I definitely think you should follow your intuition. I mean, chicks get knocked up all the time - who's to say you won't be one of them? You can always chose to add drugs later. I'm not really one for drugs and believe me, if I had a choice...

Your menu by the way, sounds FANTASTIC. I can't stand how good all those comments over at Kate's sound. Glad to know you can enjoy the food porn at least.

Happy said...

I did unmedicated cycles for the first 3 IUIs. I figured the doctor checked EVERYTHING possible and there is no reason why I can't get pregnant, and I have MS. It would be better for my health if I didn't take any hormone meds (Clomid, etc). However, 3 months of negatives are hard to take. So, now I'm on month 3 of Clomid. We'll see. When I told the doctor I wanted to do unmedicated cycles he just said it would take longer.

Oh, and w/unmedicated they want to you see you much more frequently for monitoring (blood work & ultrasound) unless you are totally positive about when you ovulate. I wasn't. Mostly because my husband is infertile and I knew it so I had never kept track of that sort of thing. I did not even know what positive ovulation test looked like.

Paula Keller said...

I am usually all about the drugs. If Clomid and injectables make more targets for the sperm, I'm all about that.

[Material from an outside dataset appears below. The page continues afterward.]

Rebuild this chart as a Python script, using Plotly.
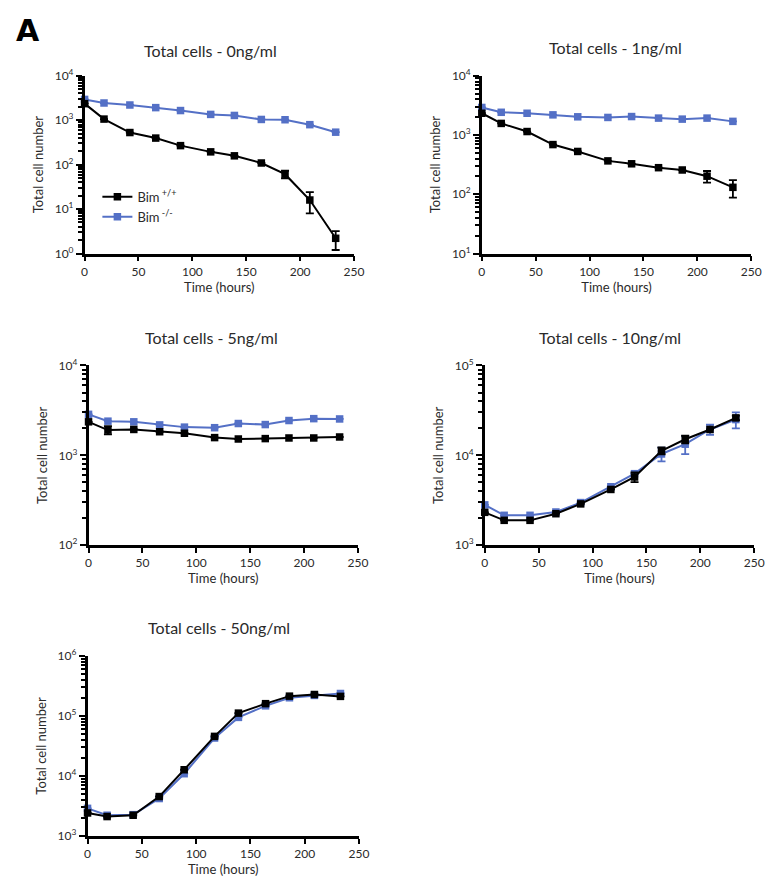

But I've gotta admit that I hate that HCG shot. I hate the side effects. It makes my breasts so sore that it hurts to wear a seatbelt. And I CAN ovulate on my own, thank goodness. I have predictable cycles.

So I get what you are saying. If your body does something naturally, there is no reason to manipulate it.

I don't know. My response is "maybe head and gut should come to a compromise"?

Shinejil said...

Start slow. You can always go further when you feel ready. It took me and my guy years to even go see an RE, forget take Clomid. Do a few non-med cycles, knowing realistically how long it may take; it sounds like you're in great shape, so it may not take long at all.

About Clomid. It's not that bad, even for very hormonally sensitive me. But don't go there until you're up for it. Otherwise, you may be sitting there thinking, "but what if I'd tried naturally for a few months..."

Smiling said...

Thanks for your comment on my blog... sounds like we're both doing some thinking about going the 'less-thinking' route to decision making.

I learned a few years ago that I have a tendency to drive and turn around 5 mintutes from my destination. People asked why, and its because I was convinced I'd gone to far, had clearly missed the turn. Really it was that my gut always tells me when I'm close, I just was misreading it as 'warning you've gone too far' Now I hear that inner voice and use it to make it around one more bend. I've start trying this with my life, and I often find that taking that extra month means some perfect piece of information, an opportunity, or other thing appears and makes the decision making so much clear.

Best of luck. I'm sure your gut will lead you well.